Figure scripts:
--------------------
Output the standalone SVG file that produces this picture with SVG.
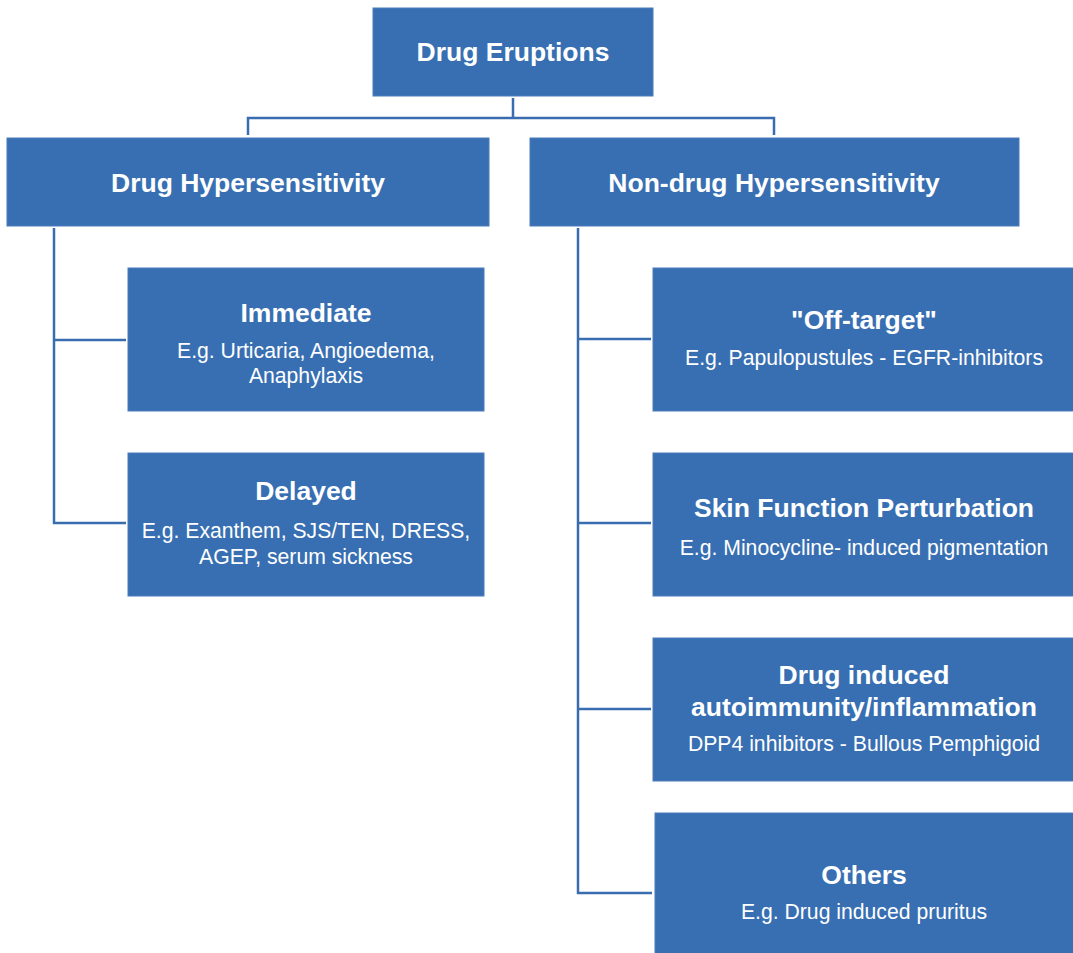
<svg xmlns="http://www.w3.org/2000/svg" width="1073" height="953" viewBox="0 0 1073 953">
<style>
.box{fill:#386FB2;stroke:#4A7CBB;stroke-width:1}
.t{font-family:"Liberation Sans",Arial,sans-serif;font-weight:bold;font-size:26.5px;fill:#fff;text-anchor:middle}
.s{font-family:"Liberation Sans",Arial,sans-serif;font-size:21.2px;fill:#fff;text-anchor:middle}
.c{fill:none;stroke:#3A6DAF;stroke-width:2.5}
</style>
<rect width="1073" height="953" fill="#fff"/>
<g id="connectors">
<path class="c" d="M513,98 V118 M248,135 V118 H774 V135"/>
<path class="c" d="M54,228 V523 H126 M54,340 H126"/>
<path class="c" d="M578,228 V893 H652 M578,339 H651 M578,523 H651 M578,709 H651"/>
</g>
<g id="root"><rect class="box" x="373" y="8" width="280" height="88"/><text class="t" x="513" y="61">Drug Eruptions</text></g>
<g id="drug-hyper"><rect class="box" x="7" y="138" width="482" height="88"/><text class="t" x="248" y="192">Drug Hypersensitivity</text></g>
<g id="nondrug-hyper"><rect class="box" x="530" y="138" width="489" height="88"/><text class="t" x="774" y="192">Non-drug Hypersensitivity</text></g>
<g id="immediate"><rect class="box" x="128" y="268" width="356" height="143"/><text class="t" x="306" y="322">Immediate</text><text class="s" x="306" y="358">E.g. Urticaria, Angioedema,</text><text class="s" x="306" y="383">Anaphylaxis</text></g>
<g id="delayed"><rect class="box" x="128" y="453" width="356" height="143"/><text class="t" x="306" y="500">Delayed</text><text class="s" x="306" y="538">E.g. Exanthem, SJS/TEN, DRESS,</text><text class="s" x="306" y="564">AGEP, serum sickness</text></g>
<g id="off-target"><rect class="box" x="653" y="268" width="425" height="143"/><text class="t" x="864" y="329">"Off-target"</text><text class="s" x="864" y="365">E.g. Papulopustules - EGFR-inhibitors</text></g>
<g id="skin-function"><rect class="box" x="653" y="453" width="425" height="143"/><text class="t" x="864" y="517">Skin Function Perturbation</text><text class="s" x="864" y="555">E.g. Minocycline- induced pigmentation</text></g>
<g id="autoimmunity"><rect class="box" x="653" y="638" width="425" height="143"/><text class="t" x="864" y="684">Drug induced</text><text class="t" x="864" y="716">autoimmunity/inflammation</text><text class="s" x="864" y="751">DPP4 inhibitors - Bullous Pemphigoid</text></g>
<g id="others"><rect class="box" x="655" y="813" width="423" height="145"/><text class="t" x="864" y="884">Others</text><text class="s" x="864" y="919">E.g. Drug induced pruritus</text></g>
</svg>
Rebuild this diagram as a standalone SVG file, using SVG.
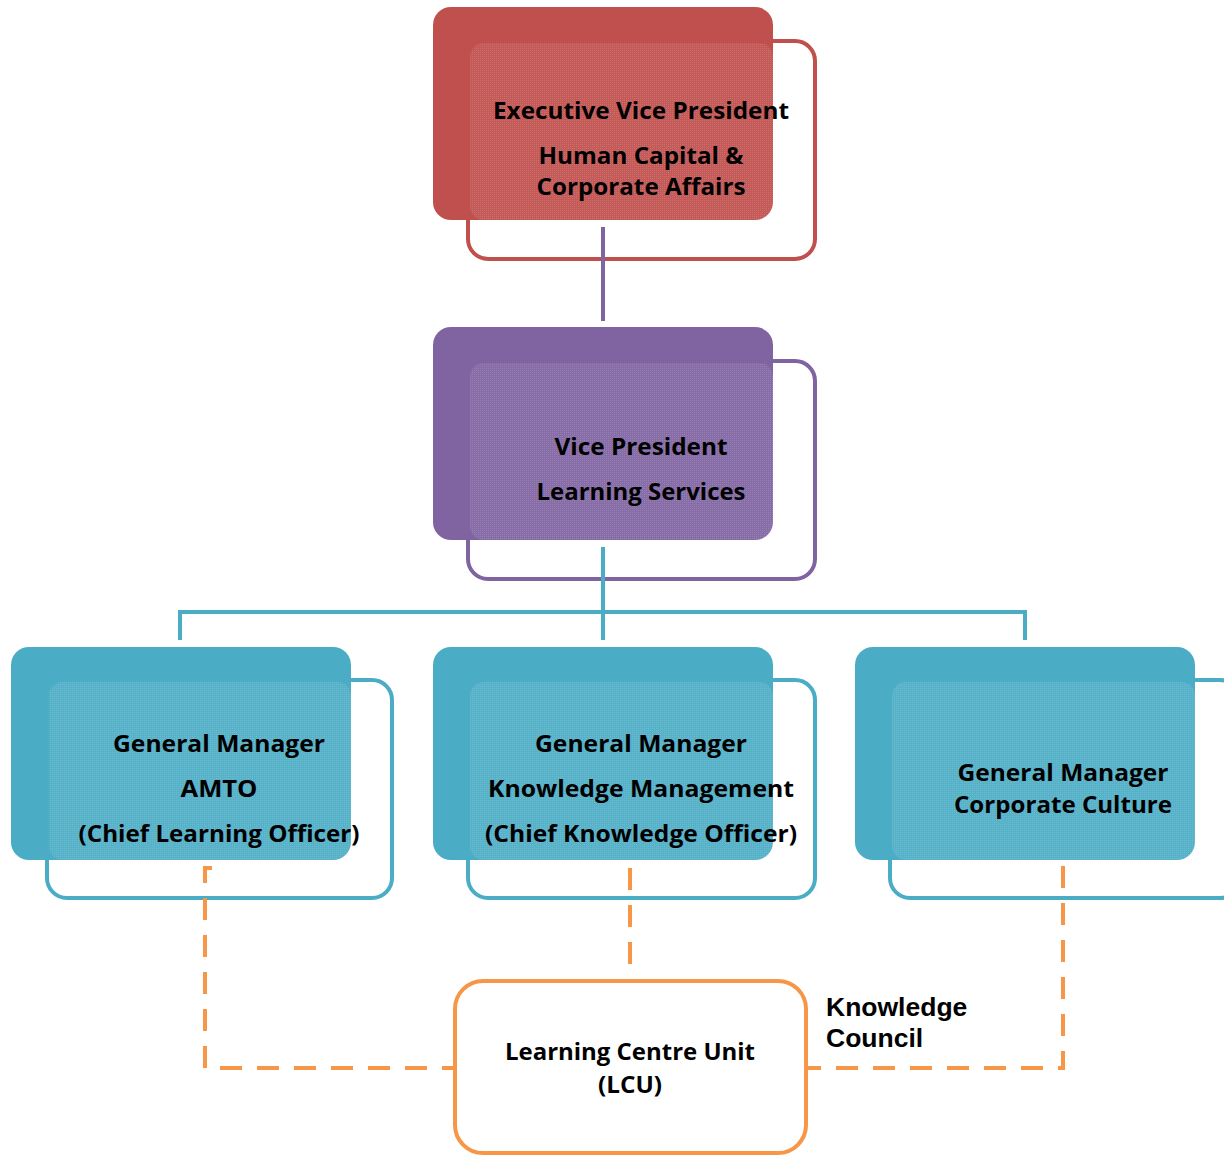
--------------------
To do: Go through the material above and print all of it exactly, except the pictures.

Solution:
Output the standalone SVG file that produces this picture with SVG.
<svg xmlns="http://www.w3.org/2000/svg" width="1073" height="953" viewBox="0 0 1073 953">
<style>
.box{fill:#386FB2;stroke:#4A7CBB;stroke-width:1}
.t{font-family:"Liberation Sans",Arial,sans-serif;font-weight:bold;font-size:26.5px;fill:#fff;text-anchor:middle}
.s{font-family:"Liberation Sans",Arial,sans-serif;font-size:21.2px;fill:#fff;text-anchor:middle}
.c{fill:none;stroke:#3A6DAF;stroke-width:2.5}
</style>
<rect width="1073" height="953" fill="#fff"/>
<g id="connectors">
<path class="c" d="M513,98 V118 M248,135 V118 H774 V135"/>
<path class="c" d="M54,228 V523 H126 M54,340 H126"/>
<path class="c" d="M578,228 V893 H652 M578,339 H651 M578,523 H651 M578,709 H651"/>
</g>
<g id="root"><rect class="box" x="373" y="8" width="280" height="88"/><text class="t" x="513" y="61">Drug Eruptions</text></g>
<g id="drug-hyper"><rect class="box" x="7" y="138" width="482" height="88"/><text class="t" x="248" y="192">Drug Hypersensitivity</text></g>
<g id="nondrug-hyper"><rect class="box" x="530" y="138" width="489" height="88"/><text class="t" x="774" y="192">Non-drug Hypersensitivity</text></g>
<g id="immediate"><rect class="box" x="128" y="268" width="356" height="143"/><text class="t" x="306" y="322">Immediate</text><text class="s" x="306" y="358">E.g. Urticaria, Angioedema,</text><text class="s" x="306" y="383">Anaphylaxis</text></g>
<g id="delayed"><rect class="box" x="128" y="453" width="356" height="143"/><text class="t" x="306" y="500">Delayed</text><text class="s" x="306" y="538">E.g. Exanthem, SJS/TEN, DRESS,</text><text class="s" x="306" y="564">AGEP, serum sickness</text></g>
<g id="off-target"><rect class="box" x="653" y="268" width="425" height="143"/><text class="t" x="864" y="329">"Off-target"</text><text class="s" x="864" y="365">E.g. Papulopustules - EGFR-inhibitors</text></g>
<g id="skin-function"><rect class="box" x="653" y="453" width="425" height="143"/><text class="t" x="864" y="517">Skin Function Perturbation</text><text class="s" x="864" y="555">E.g. Minocycline- induced pigmentation</text></g>
<g id="autoimmunity"><rect class="box" x="653" y="638" width="425" height="143"/><text class="t" x="864" y="684">Drug induced</text><text class="t" x="864" y="716">autoimmunity/inflammation</text><text class="s" x="864" y="751">DPP4 inhibitors - Bullous Pemphigoid</text></g>
<g id="others"><rect class="box" x="655" y="813" width="423" height="145"/><text class="t" x="864" y="884">Others</text><text class="s" x="864" y="919">E.g. Drug induced pruritus</text></g>
</svg>
Rebuild this diagram as a standalone SVG file, using SVG.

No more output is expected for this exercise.